The Controlling component begins with cost center accounting, which provides the fundamental framework for tracking costs according to the organizational units responsible for incurring them. Cost centers represent organizational units such as departments, teams, or functions that accumulate costs for internal management reporting purposes, and their hierarchical organization into cost center groups and the standard hierarchy enables flexible reporting at different levels of organizational detail. Consultants configuring cost center accounting must understand primary cost postings from FI that flow directly to cost centers, secondary cost allocations that distribute costs between cost centers using assessment or distribution cycles, and activity-based allocation that transfers costs based on measured quantities of services provided between organizational units.

Internal orders provide a more granular cost tracking mechanism for specific projects, campaigns, events, or capital expenditures that require cost monitoring at a level of detail below what cost center accounting provides. Consultants must understand the order lifecycle from creation through settlement, where costs accumulated on internal orders are transferred to their final cost objects such as cost centers, assets, or profitability segments at period end. Budget management for internal orders enables organizations to define spending limits and configure the system to warn or prevent postings that would exceed approved budgets, supporting financial control objectives. The distinction between real orders that post actual costs and statistical orders that collect costs for informational purposes without affecting cost center balances requires careful explanation to clients who may not initially understand why both order types exist and when each should be used.

Navigating Product Costing and Profitability Analysis for Manufacturing Clients

Product costing and profitability analysis represent the most technically sophisticated areas within the Controlling component, and consultants who develop expertise here command the highest compensation and work on the most complex engagements. Product costing calculates the cost of manufactured products by combining material costs from the bill of materials with production activity costs from the routing, enabling organizations to value inventory accurately and understand the true cost of their products for pricing and profitability analysis. Configuring product costing requires understanding cost component structures that define how costs are categorized for analysis, costing variants that control how cost estimates are calculated and how prices are updated in material master records, and valuation variants that specify which prices to use for materials and activities in cost calculations.

Profitability Analysis, available in both account-based and costing-based forms in S/4HANA, provides multidimensional profitability reporting that enables organizations to analyze margins across combinations of customers, products, regions, sales channels, and other business dimensions. Account-based profitability analysis is tightly integrated with the Universal Journal and provides real-time profitability data using the same accounts as financial accounting, while costing-based profitability analysis uses value fields that can accommodate more flexible contribution margin structures. Consultants working with manufacturing or consumer goods clients frequently spend significant time designing profitability analysis structures that reflect how management actually thinks about their business, translating organizational reporting requirements into the technical configuration of characteristics, value fields, and derivation rules that determine how each transaction is attributed to profitability segments.

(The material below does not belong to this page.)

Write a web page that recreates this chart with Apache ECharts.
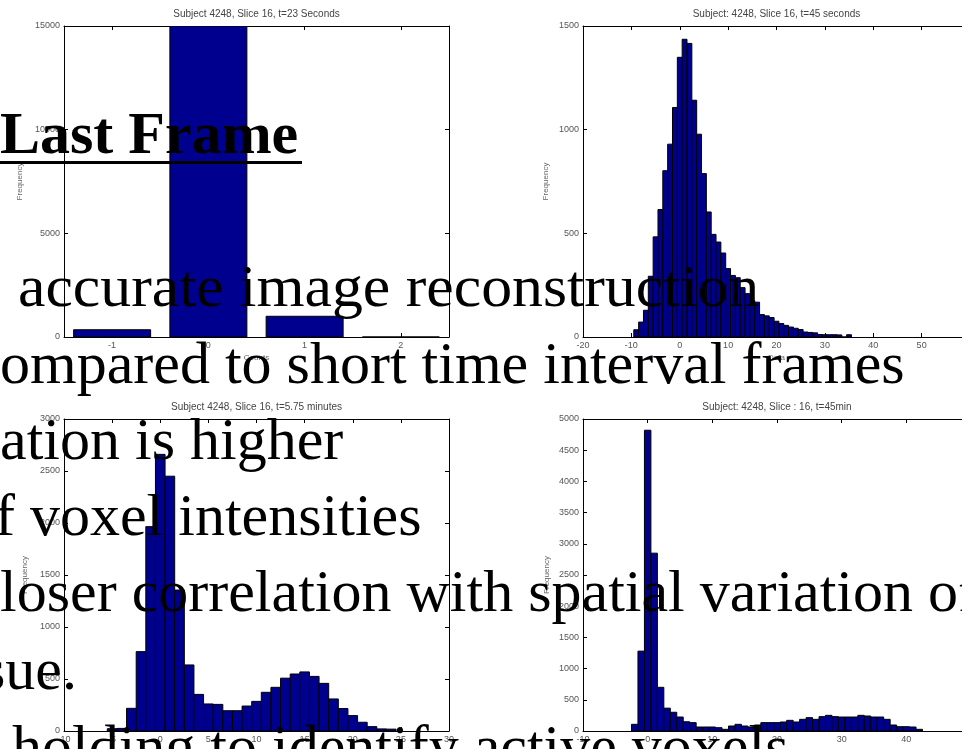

Approaching the SAP FICO Job Market and Building Your Professional Network

Entering the SAP FICO job market as a new consultant requires a realistic understanding of how the market works and a strategic approach to building the experience and visibility that employers and clients look for when making hiring decisions. Large system integrators including Accenture, Deloitte, IBM, Capgemini, and similar firms regularly hire entry-level SAP consultants and invest in their development through structured training programs and staffing on implementation projects where they work alongside experienced consultants. These firms offer valuable career starting points because they provide access to large, complex implementations that accelerate skill development, structured mentoring relationships, and the brand recognition that makes subsequent career moves easier. The trade-off is demanding work schedules, significant travel requirements, and compensation structures that may lag behind independent consulting rates.

Building a professional network within the SAP ecosystem is as important as developing technical skills, because consulting work is fundamentally relationship-dependent and many opportunities arise through personal connections rather than public job postings. The SAP Community platform provides an online forum where practitioners share knowledge, answer technical questions, and build reputations through contributions that others in the community can observe. Attending SAP-focused conferences and local user group meetings creates opportunities to meet practitioners at different career stages and learn from their experiences. LinkedIn activity including sharing insights about SAP FICO topics, engaging thoughtfully with content from established practitioners, and maintaining an accurate profile that highlights relevant skills and certifications increases visibility with recruiters and potential clients who use the platform to identify SAP talent. Consultants who combine technical excellence with active professional community participation consistently advance more rapidly than those who rely on technical skills alone.

Conclusion

Starting a career as an SAP FICO consultant is a challenging but rewarding journey that combines financial domain expertise with technical system knowledge in ways that create lasting professional value. The path requires genuine investment in understanding both the accounting concepts that underlie SAP configurations and the technical details of how the system implements those concepts across its interconnected modules. Candidates who approach this career with patience, intellectual curiosity, and a commitment to hands-on learning will find that each project builds capabilities that compound over time into deep expertise commanding significant market recognition. The SAP FICO consulting market remains robust globally because financial accounting and controlling requirements exist in every industry, and organizations continuously implement, upgrade, and support these systems throughout their operational lives. Professionals who invest seriously in developing genuine expertise, building meaningful professional relationships, and staying current with the platform’s evolution through S/4HANA and beyond will find that SAP FICO consulting offers a career path combining intellectual challenge, financial reward, and the satisfaction of helping organizations manage their financial operations more effectively.